States that refused to expand Medicaid under the Affordable Care Act are experiencing a boom in enrollees anyway, growth a new report attributes to increased awareness surrounding the health-care law.
In 17 of the 26 states that did not expand Medicaid, more than 550,000 new individuals signed up for coverage under Medicaid during the first quarter of 2014, according to Avalere Health, the company that produced the study. That represented a 2.8 percent average increase in state Medicaid rolls.
Avalere said the new enrollees were previously eligible for Medicaid but hadn’t signed up. They were likely spurred to apply for benefits after hearing about their eligibility, which the company dubbed the “woodwork effect.”
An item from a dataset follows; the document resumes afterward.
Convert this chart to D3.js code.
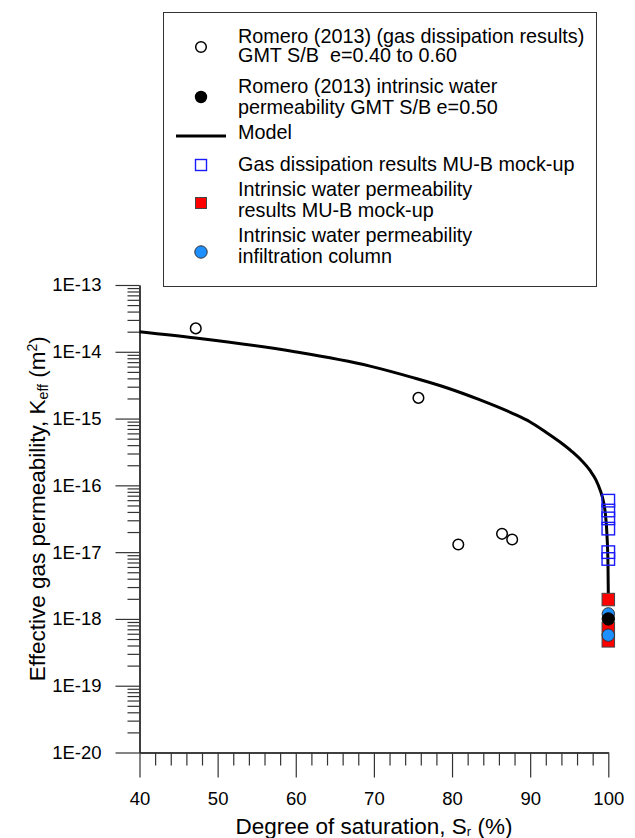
<!DOCTYPE html>
<html>
<head>
<meta charset="utf-8">
<script src="https://cdn.jsdelivr.net/npm/d3@7"></script>
<style>
  html, body { margin: 0; padding: 0; background: #fff; }
  svg { display: block; font-family: "Liberation Sans", Arial, Helvetica, sans-serif; }
  text { white-space: pre; }
</style>
</head>
<body>
<svg id="chart" width="635" height="838"></svg>
<script>
// Romero (2013) gas dissipation results, GMT S/B e=0.40 to 0.60
const romeroGasSr = [47.2, 75.7, 80.8, 86.4, 87.7];
const romeroGasK  = [2.24e-14, 2.04e-15, 1.30e-17, 1.88e-17, 1.55e-17];

// Romero (2013) intrinsic water permeability GMT S/B e=0.50
const romeroWaterSr = [100];
const romeroWaterK  = [1.0e-18];

// Model curve
const modelSr = [40, 47.2, 59.7, 69.5, 75.0, 79.4, 83.6, 87.8, 90.0, 91.9, 93.82, 95.35, 96.63, 97.66, 98.43, 99.0, 99.39, 99.64, 99.83, 99.96, 100];
const modelK  = [2.0e-14, 1.61e-14, 1.01e-14, 6.1e-15, 4.1e-15, 2.87e-15, 1.9e-15, 1.19e-15, 8.9e-16, 6.4e-16, 4.46e-16, 3.21e-16, 2.32e-16, 1.67e-16, 1.2e-16, 8.23e-17, 5.63e-17, 3.6e-17, 1.81e-17, 6.42e-18, 2.44e-18];

// MU-B mock-up: gas dissipation results
const mubGasSr = [100, 100, 100, 100, 100, 100];
const mubGasK  = [5.9e-17, 4.2e-17, 3.2e-17, 2.25e-17, 1.0e-17, 7.9e-18];

// MU-B mock-up: intrinsic water permeability results
const mubWaterSr = [100, 100, 100];
const mubWaterK  = [1.95e-18, 7.2e-19, 4.7e-19];

// Infiltration column: intrinsic water permeability
const columnSr = [100, 100];
const columnK  = [1.19e-18, 5.7e-19];

// Axis ticks
const xMajorTicks = [40, 50, 60, 70, 80, 90, 100];
const yMajorTicks = [1e-20, 1e-19, 1e-18, 1e-17, 1e-16, 1e-15, 1e-14, 1e-13];

const legendLabels = [
  ["Romero (2013) (gas dissipation results)", "GMT S/B  e=0.40 to 0.60"],
  ["Romero (2013) intrinsic water", "permeability GMT S/B e=0.50"],
  ["Model"],
  ["Gas dissipation results MU-B mock-up"],
  ["Intrinsic water permeability", "results MU-B mock-up"],
  ["Intrinsic water permeability", "infiltration column"]
];

const svg = d3.select("#chart");
const axisColor = "#333";

const x = d3.scaleLinear().domain([40, 100]).range([139.5, 608.3]);
const y = d3.scaleLog().domain([1e-20, 1e-13]).range([752.5, 285]);

// ---- Axes ----
const xMinor = d3.range(40, 100.001, 2).filter(v => v % 10 !== 0);
const xAxisMinor = d3.axisBottom(x).tickValues(xMinor).tickSize(13).tickSizeOuter(0).tickFormat("");
const xAxisMajor = d3.axisBottom(x).tickValues(xMajorTicks).tickSize(25).tickSizeOuter(0).tickPadding(0).tickFormat(d3.format("d"));

const gxMinor = svg.append("g").attr("transform", `translate(0,${y(1e-20)})`).call(xAxisMinor);
const gx = svg.append("g").attr("transform", `translate(0,${y(1e-20)})`).call(xAxisMajor);

const yMinor = y.ticks().filter(v => {
  const m = v / Math.pow(10, Math.floor(Math.log10(v) + 1e-9));
  return Math.abs(m - 1) > 1e-6;
});
const yAxisMinor = d3.axisLeft(y).tickValues(yMinor).tickSize(12).tickSizeOuter(0).tickFormat("");
const yAxisMajor = d3.axisLeft(y).tickValues(yMajorTicks).tickSize(24).tickSizeOuter(0).tickPadding(14)
  .tickFormat(d => "1E" + Math.round(Math.log10(d)));

const gyMinor = svg.append("g").attr("transform", `translate(${x(40)},0)`).call(yAxisMinor);
const gy = svg.append("g").attr("transform", `translate(${x(40)},0)`).call(yAxisMajor);

[gxMinor, gx, gyMinor, gy].forEach(g => {
  g.selectAll("path.domain").attr("stroke", axisColor).attr("stroke-width", 1.5);
  g.selectAll(".tick line").attr("stroke", axisColor).attr("stroke-width", 1.2);
});
gx.selectAll(".tick text").attr("font-size", 18.5).attr("fill", "#000")
  .attr("dy", null).attr("y", 52).attr("font-family", "Liberation Sans, Arial, sans-serif");
gy.selectAll(".tick text").attr("font-size", 18.5).attr("fill", "#000")
  .attr("font-family", "Liberation Sans, Arial, sans-serif");

// ---- Axis titles ----
const xTitle = svg.append("text")
  .attr("x", (x(40) + x(100)) / 2).attr("y", 833.5)
  .attr("text-anchor", "middle").attr("font-size", 22.5);
xTitle.append("tspan").text("Degree of saturation, S");
xTitle.append("tspan").attr("font-size", 13).attr("dy", 2).text("r");
xTitle.append("tspan").attr("dy", -2).text(" (%)");

const yTitle = svg.append("text")
  .attr("transform", `translate(45,${(y(1e-13) + y(1e-20)) / 2 - 10}) rotate(-90)`)
  .attr("text-anchor", "middle").attr("font-size", 22.5);
yTitle.append("tspan").text("Effective gas permeability, K");
yTitle.append("tspan").attr("font-size", 14).attr("dy", 3).text("eff");
yTitle.append("tspan").attr("dy", -3).text(" (m");
yTitle.append("tspan").attr("font-size", 14).attr("dy", -8).text("2");
yTitle.append("tspan").attr("dy", 8).text(")");

// ---- Model curve ----
const modelPts = modelSr.map((s, i) => [s, modelK[i]]);
svg.append("path")
  .datum(modelPts)
  .attr("fill", "none").attr("stroke", "#000").attr("stroke-width", 3)
  .attr("d", d3.line().x(d => x(d[0])).y(d => y(d[1])).curve(d3.curveMonotoneX));

// ---- Markers ----
const zip = (a, b) => a.map((v, i) => [v, b[i]]);
const sq = 12.5;

svg.append("g").selectAll("rect").data(zip(mubGasSr, mubGasK)).join("rect")
  .attr("x", d => x(d[0]) - sq / 2).attr("y", d => y(d[1]) - sq / 2)
  .attr("width", sq).attr("height", sq)
  .attr("fill", "none").attr("stroke", "#1a1aff").attr("stroke-width", 1.4);

svg.append("g").selectAll("rect").data(zip(mubWaterSr, mubWaterK)).join("rect")
  .attr("x", d => x(d[0]) - sq / 2).attr("y", d => y(d[1]) - sq / 2)
  .attr("width", sq).attr("height", sq)
  .attr("fill", "#ff0000").attr("stroke", "#444").attr("stroke-width", 1);

svg.append("g").selectAll("circle").data(zip(columnSr, columnK)).join("circle")
  .attr("cx", d => x(d[0])).attr("cy", d => y(d[1])).attr("r", 6.2)
  .attr("fill", "#1e8fff").attr("stroke", "#333").attr("stroke-width", 1);

svg.append("g").selectAll("circle").data(zip(romeroWaterSr, romeroWaterK)).join("circle")
  .attr("cx", d => x(d[0])).attr("cy", d => y(d[1])).attr("r", 6.2)
  .attr("fill", "#000").attr("stroke", "#000").attr("stroke-width", 1);

svg.append("g").selectAll("circle").data(zip(romeroGasSr, romeroGasK)).join("circle")
  .attr("cx", d => x(d[0])).attr("cy", d => y(d[1])).attr("r", 5.3)
  .attr("fill", "#fff").attr("stroke", "#000").attr("stroke-width", 1.5);

// ---- Legend ----
const lg = svg.append("g");
lg.append("rect").attr("x", 163.5).attr("y", 12.5).attr("width", 433).attr("height", 274)
  .attr("fill", "#fff").attr("stroke", "#333").attr("stroke-width", 1);

const textX = 238;
const mx = 201;
const baselines = [[42.7, 61.7], [93.3, 114.3], [139], [170.7], [196, 216.7], [241.7, 263]];
legendLabels.forEach((lines, i) => {
  lines.forEach((t, j) => {
    lg.append("text").attr("x", textX).attr("y", baselines[i][j])
      .attr("font-size", 19.8).attr("fill", "#000").text(t);
  });
});

lg.append("circle").attr("cx", mx).attr("cy", 47).attr("r", 5.3)
  .attr("fill", "#fff").attr("stroke", "#000").attr("stroke-width", 1.5);
lg.append("circle").attr("cx", mx).attr("cy", 97).attr("r", 6.2).attr("fill", "#000");
lg.append("line").attr("x1", 176).attr("x2", 226).attr("y1", 136).attr("y2", 136)
  .attr("stroke", "#000").attr("stroke-width", 3);
lg.append("rect").attr("x", mx - 5.5).attr("y", 165 - 5.5).attr("width", 11).attr("height", 11)
  .attr("fill", "none").attr("stroke", "#1a1aff").attr("stroke-width", 1.4);
lg.append("rect").attr("x", mx - 5.5).attr("y", 203 - 5.5).attr("width", 11).attr("height", 11)
  .attr("fill", "#ff0000").attr("stroke", "#444").attr("stroke-width", 1);
lg.append("circle").attr("cx", mx).attr("cy", 252).attr("r", 6.2)
  .attr("fill", "#1e8fff").attr("stroke", "#333").attr("stroke-width", 1);
</script>
</body>
</html>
The states receive federal funding for the new enrollees through 2016, but only at standard rates. States that expanded their Medicaid rates receive more federal compensation for new enrollees.
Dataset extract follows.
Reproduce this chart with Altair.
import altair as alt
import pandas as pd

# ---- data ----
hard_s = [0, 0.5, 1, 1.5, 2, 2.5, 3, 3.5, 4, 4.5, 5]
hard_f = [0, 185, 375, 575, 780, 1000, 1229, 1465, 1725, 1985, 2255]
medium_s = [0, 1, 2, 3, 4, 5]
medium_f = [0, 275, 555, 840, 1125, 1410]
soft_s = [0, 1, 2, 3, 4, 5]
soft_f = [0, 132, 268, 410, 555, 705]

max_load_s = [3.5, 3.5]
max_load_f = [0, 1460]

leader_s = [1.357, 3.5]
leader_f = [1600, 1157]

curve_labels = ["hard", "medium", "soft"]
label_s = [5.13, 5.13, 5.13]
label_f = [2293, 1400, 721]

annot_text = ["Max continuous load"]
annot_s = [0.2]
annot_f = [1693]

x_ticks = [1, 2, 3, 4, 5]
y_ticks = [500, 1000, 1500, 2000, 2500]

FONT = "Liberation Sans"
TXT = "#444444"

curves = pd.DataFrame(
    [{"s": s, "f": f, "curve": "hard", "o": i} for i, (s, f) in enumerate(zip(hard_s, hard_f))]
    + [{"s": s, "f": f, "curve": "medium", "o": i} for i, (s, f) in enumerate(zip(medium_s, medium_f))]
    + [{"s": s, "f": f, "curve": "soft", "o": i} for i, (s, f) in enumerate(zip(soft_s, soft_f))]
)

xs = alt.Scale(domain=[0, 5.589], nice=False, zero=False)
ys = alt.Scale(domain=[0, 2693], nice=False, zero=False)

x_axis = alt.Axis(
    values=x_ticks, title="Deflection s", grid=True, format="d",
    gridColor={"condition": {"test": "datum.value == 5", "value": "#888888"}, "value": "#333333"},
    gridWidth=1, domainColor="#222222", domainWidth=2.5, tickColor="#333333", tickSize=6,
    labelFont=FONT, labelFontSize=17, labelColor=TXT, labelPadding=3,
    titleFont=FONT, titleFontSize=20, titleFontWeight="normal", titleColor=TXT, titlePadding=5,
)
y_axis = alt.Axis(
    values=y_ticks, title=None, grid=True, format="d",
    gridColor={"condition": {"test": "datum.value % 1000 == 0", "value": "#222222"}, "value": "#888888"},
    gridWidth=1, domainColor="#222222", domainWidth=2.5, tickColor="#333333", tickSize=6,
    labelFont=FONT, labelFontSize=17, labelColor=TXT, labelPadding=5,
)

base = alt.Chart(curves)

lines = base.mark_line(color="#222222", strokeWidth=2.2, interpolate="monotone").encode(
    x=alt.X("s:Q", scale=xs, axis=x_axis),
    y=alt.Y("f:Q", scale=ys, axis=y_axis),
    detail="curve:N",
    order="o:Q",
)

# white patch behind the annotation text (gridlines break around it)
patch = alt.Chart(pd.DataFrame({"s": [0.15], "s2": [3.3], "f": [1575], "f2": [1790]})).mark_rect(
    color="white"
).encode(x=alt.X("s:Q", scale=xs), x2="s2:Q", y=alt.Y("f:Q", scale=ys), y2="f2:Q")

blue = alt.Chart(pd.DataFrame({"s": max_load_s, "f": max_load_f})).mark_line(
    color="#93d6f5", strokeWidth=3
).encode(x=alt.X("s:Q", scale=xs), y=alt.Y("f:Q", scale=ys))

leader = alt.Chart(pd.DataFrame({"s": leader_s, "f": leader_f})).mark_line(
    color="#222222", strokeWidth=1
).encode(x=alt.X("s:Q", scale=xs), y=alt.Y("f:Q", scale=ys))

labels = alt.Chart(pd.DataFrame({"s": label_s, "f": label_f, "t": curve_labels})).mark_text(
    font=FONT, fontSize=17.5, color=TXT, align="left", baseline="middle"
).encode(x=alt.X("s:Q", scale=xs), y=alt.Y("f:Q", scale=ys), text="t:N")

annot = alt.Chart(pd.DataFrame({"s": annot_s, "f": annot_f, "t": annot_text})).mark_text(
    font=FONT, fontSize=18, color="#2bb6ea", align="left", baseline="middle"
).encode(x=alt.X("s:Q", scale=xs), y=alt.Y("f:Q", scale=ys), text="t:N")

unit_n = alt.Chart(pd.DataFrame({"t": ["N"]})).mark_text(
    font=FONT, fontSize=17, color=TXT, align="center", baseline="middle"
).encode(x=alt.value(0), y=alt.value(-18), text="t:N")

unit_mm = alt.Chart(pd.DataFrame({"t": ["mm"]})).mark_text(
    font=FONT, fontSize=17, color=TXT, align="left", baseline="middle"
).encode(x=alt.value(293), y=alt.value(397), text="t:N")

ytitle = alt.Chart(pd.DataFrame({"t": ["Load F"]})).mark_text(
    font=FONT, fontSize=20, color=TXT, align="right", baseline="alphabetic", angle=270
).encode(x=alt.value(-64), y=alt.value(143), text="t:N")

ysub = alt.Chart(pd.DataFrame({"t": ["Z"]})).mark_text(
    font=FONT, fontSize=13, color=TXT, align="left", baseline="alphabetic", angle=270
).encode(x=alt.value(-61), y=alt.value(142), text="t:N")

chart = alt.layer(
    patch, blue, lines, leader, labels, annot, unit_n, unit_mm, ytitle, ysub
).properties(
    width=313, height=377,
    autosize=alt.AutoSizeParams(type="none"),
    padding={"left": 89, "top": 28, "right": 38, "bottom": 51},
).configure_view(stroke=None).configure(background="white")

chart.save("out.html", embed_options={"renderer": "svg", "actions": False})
“Many of these non-expansion states that politically oppose the ACA are now facing unexpected financial and operational pressure due to woodwork enrollment,” Caroline Pearson, Avalere’s vice president, said in a statement.
That means states that decide against accepting federal dollars to expand Medicaid are paying for their decisions.
More than 98,000 new enrollees signed up for coverage in Georgia, and more than 50,000 individuals signed up in North Carolina, Tennessee and South Carolina, the report found. Montana saw 14,100 new Medicaid patients sign up in the first three months of 2014, a 10 percent increase of the state’s Medicaid rolls. Idaho, Kansas and New Hampshire also saw their rolls grow more than 5 percent.
New Hampshire, Michigan and Pennsylvania have all decided to expand their Medicaid programs, at least temporarily, but those expansions had not taken effect during the first three months of the year. Michigan expanded its Medicaid program in April, while New Hampshire’s expansion begins in July. Pennsylvania plans to expand its Medicaid program in 2015.
Seven states reported decreases in the number of Medicaid enrollees, according to data from the Centers for Medicare and Medicaid Services.